Otlet’s preferred framework for organizing information units was the classified approach, as embodied in his UDC. One reason lay in the UDC’s capacity for providing intellectual context for individual subject entries: unlike alphabetical indexes, it assured that “all related subjects are grouped together” and so was likely, in Otlet’s opinion, to be “preferred by scientific men” [12, p. 99]. A more fundamental reason, in Otlet’s view, was that the UDC was comprehensive and systematic in its subject coverage and eminently suitable for use in an international setting. Not only did the decimal classification’s general outline “embrace the universe of knowledge” but its use of a numerically-based decimal notation to designate classes and their subdivisions expressed in a transparent way “the location of each subject, no matter how specific it may be, in the whole corpus of knowledge” [13, pp. 31, 34, 36]. No less important, the numerical notation served to “translate ideas” into “universally understood signs,” namely numbers [13, p. 34]. This feature would permit users from different linguistic communities to use the classification despite the language barriers that might otherwise separate them. For Otlet, then, the UDC provided a comprehensive and systematized codification of knowledge whose notation allowed it to be used on an international scale, and such a system would be necessary if the results of information analysis were to be made available to the broadest range of users. 

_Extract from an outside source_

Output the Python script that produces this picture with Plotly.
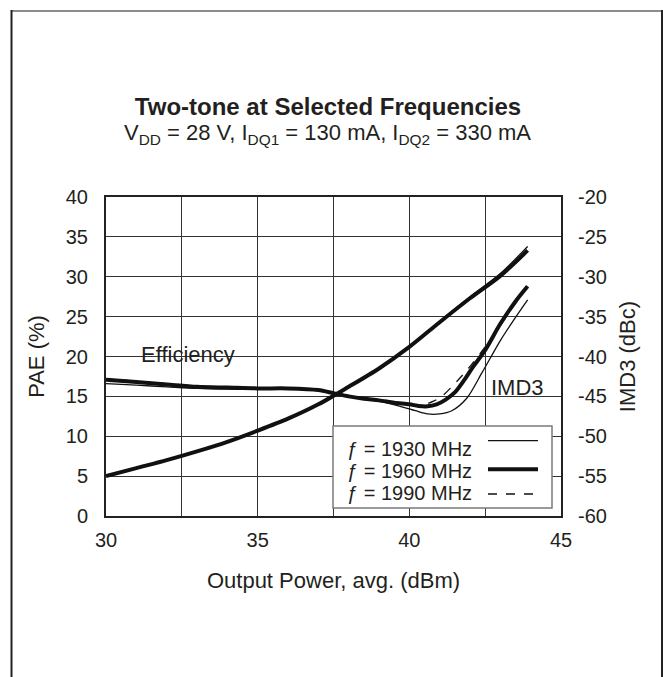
import plotly.graph_objects as go

# ---------------- data ----------------
pae_x = [30, 31, 32, 33, 34, 35, 36, 37, 38, 39, 40, 41, 42, 43, 43.9]
pae_1930 = [5.0, 6.0, 7.0, 8.1, 9.3, 10.7, 12.2, 14.0, 16.2, 18.5, 21.2, 24.4, 27.5, 30.4, 33.8]
pae_1960 = [5.0, 6.0, 7.0, 8.1, 9.3, 10.7, 12.2, 14.0, 16.2, 18.5, 21.2, 24.3, 27.3, 30.1, 33.3]
pae_1990 = [5.1, 6.0, 7.0, 8.1, 9.3, 10.7, 12.2, 14.0, 16.1, 18.4, 21.1, 24.2, 27.2, 30.0, 33.1]

imd_x_1930 = [30, 31, 32, 33, 34, 35, 36, 37, 37.5, 38, 39, 39.7, 40.2, 40.6, 41.0, 41.4, 41.9, 42.4, 43, 43.5, 43.9]
imd_1930 = [-43.4, -43.6, -43.8, -44.0, -44.1, -44.1, -44.1, -44.3, -44.6, -45.0, -45.6, -46.25, -46.8, -47.2, -47.2, -46.8, -45.2, -42.0, -38.0, -35.1, -32.9]

imd_x_1960 = [30, 31, 32, 33, 34, 35, 36, 37, 37.5, 38, 38.5, 39, 39.5, 40, 40.3, 40.6, 40.9, 41.2, 41.5, 41.8, 42.1, 42.5, 43, 43.5, 43.9]
imd_1960 = [-42.9, -43.2, -43.5, -43.8, -43.9, -44.0, -44.0, -44.2, -44.6, -45.0, -45.3, -45.5, -45.8, -46.0, -46.2, -46.25, -46.0, -45.4, -44.5, -43.0, -41.3, -39.2, -35.9, -33.1, -31.2]

imd_x_1990 = [30, 31, 32, 33, 34, 35, 36, 37, 37.5, 38, 39, 39.7, 40.2, 40.5, 40.8, 41.1, 41.4, 41.9, 42.5, 43, 43.5, 43.9]
imd_1990 = [-42.8, -43.1, -43.4, -43.7, -43.9, -44.0, -44.0, -44.2, -44.6, -45.0, -45.5, -45.8, -46.0, -46.0, -45.6, -44.9, -43.8, -41.7, -38.8, -36.1, -33.3, -31.1]

y2_tickvals = [-60, -55, -50, -45, -40, -35, -30, -25, -20]
y2_ticktext = ["-60", "-55", "-50", "-45", "-40", "-35", "-30", "-25", "-20"]
legend_labels = ["ƒ = 1930 MHz", "ƒ = 1960 MHz", "ƒ = 1990 MHz"]

# ---------------- figure ----------------
FONT = "Liberation Sans, Arial, sans-serif"
TXT = "#231f20"
W, H = 663, 677
L, R, T, B = 106, 102, 197, 161
PW, PH = W - L - R, H - T - B


def px(xpix):
    return (xpix - L) / PW


def py(ypix):
    return (H - B - ypix) / PH


fig = go.Figure()

styles = [dict(width=1.3, dash="solid"), dict(width=4.0, dash="solid"), dict(width=1.3, dash="dash")]

for ys, st, name in zip([pae_1930, pae_1960, pae_1990], styles, legend_labels):
    fig.add_trace(go.Scatter(x=pae_x, y=ys, mode="lines", name="PAE " + name,
                             line=dict(color="#111", width=st["width"], dash=st["dash"], shape="spline", smoothing=0.8),
                             showlegend=False))

for xs, ys, st, name in zip([imd_x_1930, imd_x_1960, imd_x_1990], [imd_1930, imd_1960, imd_1990], styles, legend_labels):
    fig.add_trace(go.Scatter(x=xs, y=ys, mode="lines", name="IMD3 " + name, yaxis="y2",
                             line=dict(color="#111", width=st["width"], dash=st["dash"], shape="spline", smoothing=0.8),
                             showlegend=False))

shapes = [
    # outer frame
    dict(type="line", xref="paper", yref="paper", x0=px(11), x1=px(662), y0=py(11), y1=py(11),
         line=dict(color="#8c8c8c", width=2)),
    dict(type="line", xref="paper", yref="paper", x0=px(11.5), x1=px(11.5), y0=py(10), y1=py(690),
         line=dict(color="#222", width=2)),
    dict(type="line", xref="paper", yref="paper", x0=px(662), x1=px(662), y0=py(10), y1=py(690),
         line=dict(color="#222", width=2)),
    # white boxes behind labels (cover gridlines only)
    dict(type="rect", xref="paper", yref="paper", x0=px(125), x1=px(238), y0=py(370), y1=py(333),
         fillcolor="white", line=dict(width=0), layer="between"),
    dict(type="rect", xref="paper", yref="paper", x0=px(488), x1=px(557), y0=py(405), y1=py(370),
         fillcolor="white", line=dict(width=0), layer="between"),
    # legend box
    dict(type="rect", xref="paper", yref="paper", x0=px(333), x1=px(552), y0=py(508), y1=py(426),
         fillcolor="white", line=dict(color="#7a7a7a", width=1.5), layer="above"),
]
leg_line_y = [440.7, 469.3, 494]
leg_text_y = [449.3, 471, 493]
for yy, st in zip(leg_line_y, styles):
    shapes.append(dict(type="line", xref="paper", yref="paper", x0=px(488), x1=px(538), y0=py(yy), y1=py(yy),
                       line=dict(color="#111", width=st["width"], dash=st["dash"]), layer="above"))

annotations = [
    dict(text="V<sub>DD</sub> = 28 V, I<sub>DQ1</sub> = 130 mA, I<sub>DQ2</sub> = 330 mA", x=px(327.5), y=py(134),
         xref="paper", yref="paper", showarrow=False, xanchor="center", yanchor="middle",
         font=dict(size=22, color=TXT, family=FONT)),
    dict(text="Efficiency", x=px(188), y=py(354), xref="paper", yref="paper",
         showarrow=False, xanchor="center", yanchor="middle", font=dict(size=22, color=TXT, family=FONT)),
    dict(text="IMD3", x=px(517.5), y=py(387.7), xref="paper", yref="paper",
         showarrow=False, xanchor="center", yanchor="middle", font=dict(size=22, color=TXT, family=FONT)),
]
for yy, lab in zip(leg_text_y, legend_labels):
    annotations.append(dict(text=lab, x=px(345), y=py(yy), xref="paper", yref="paper", showarrow=False,
                            xanchor="left", yanchor="middle", font=dict(size=20, color=TXT, family=FONT)))

fig.update_layout(
    width=W, height=H,
    margin=dict(l=L, r=R, t=T, b=B, pad=0),
    paper_bgcolor="white", plot_bgcolor="white",
    font=dict(family=FONT, color=TXT, size=20),
    showlegend=False,
    title=dict(text="<b>Two-tone at Selected Frequencies</b>", x=px(328), xref="paper", xanchor="center",
               y=1 - 106.5 / H, yref="container", yanchor="middle",
               font=dict(size=24, color=TXT, family=FONT)),
    xaxis=dict(range=[30, 45], dtick=5, tick0=30, showgrid=True,
               gridcolor="#333", gridwidth=1, zeroline=False, showline=True, mirror=True,
               minor=dict(dtick=2.5, tick0=30, showgrid=True, gridcolor="#333", gridwidth=1, ticks=""),
               linecolor="#222", linewidth=2, ticks="", ticklabelstandoff=5,
               tickfont=dict(size=20, color=TXT, family=FONT),
               title=dict(text="Output Power, avg. (dBm)", standoff=23, font=dict(size=22, color=TXT, family=FONT))),
    yaxis=dict(range=[0, 40], dtick=5, showgrid=True, gridcolor="#333", gridwidth=1, zeroline=False,
               showline=True, mirror=True, linecolor="#222", linewidth=2, ticks="", ticklabelstandoff=12,
               tickfont=dict(size=20, color=TXT, family=FONT),
               title=dict(text="PAE (%)", standoff=15, font=dict(size=22, color=TXT, family=FONT))),
    yaxis2=dict(range=[-60, -20], tickvals=y2_tickvals, ticktext=y2_ticktext, overlaying="y", side="right",
                showgrid=False, zeroline=False, showline=False, ticks="", ticklabelstandoff=16,
                tickfont=dict(size=20, color=TXT, family=FONT),
                title=dict(text="IMD3 (dBc)", standoff=13, font=dict(size=22, color=TXT, family=FONT))),
    shapes=shapes,
    annotations=annotations,
)

fig.write_html("out.html", config={"displayModeBar": False},
               post_script="document.body.style.margin='0';document.body.style.padding='0';")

Universalism vs. Localism: Otlet’s and Kaiser’s Differing Views on Framework Scope 
For Otlet, one of the major advantages of the UDC over alphabetical systems was that “every alphabetical filing scheme has, through the arbitrariness of the choice of words, a personal character, whereas the [U]DC has an impersonal and universal character” [6, p. 380]. His preference for impersonality and universality in KO must be viewed in light of the larger project of which the UDC was a key element. Otlet’s initial purpose in creating the UDC was to establish a KO framework for a bibliographic card catalog of universal scope, which he dubbed the Universal Bibliographic Repertory (RBU) and developed under the auspices of one of the institutions that he founded, the International Institute of Bibliography (IIB) [3, p. 238]. As he elaborated his idea of information analysis, he developed the idea of a “universal encyclopedia,” which was a series of interrelated, discipline-based card (or loose-leaf sheet) indexes synthesizing the totality of information relating to the different branches of knowledge [5, p. 83-84; 6, p. 409]. These comprehensive collections of facts and ideas were likewise to be indexed and organized in accordance with the UDC and their development was to be overseen by the Office of International Bibliography (OIB), the branch of the IIB responsible for administering the dossiers of information that Otlet was creating. Otlet’s intent, then, was that the UDC would be a classification of universal scope that would serve as an international standard for organizing information.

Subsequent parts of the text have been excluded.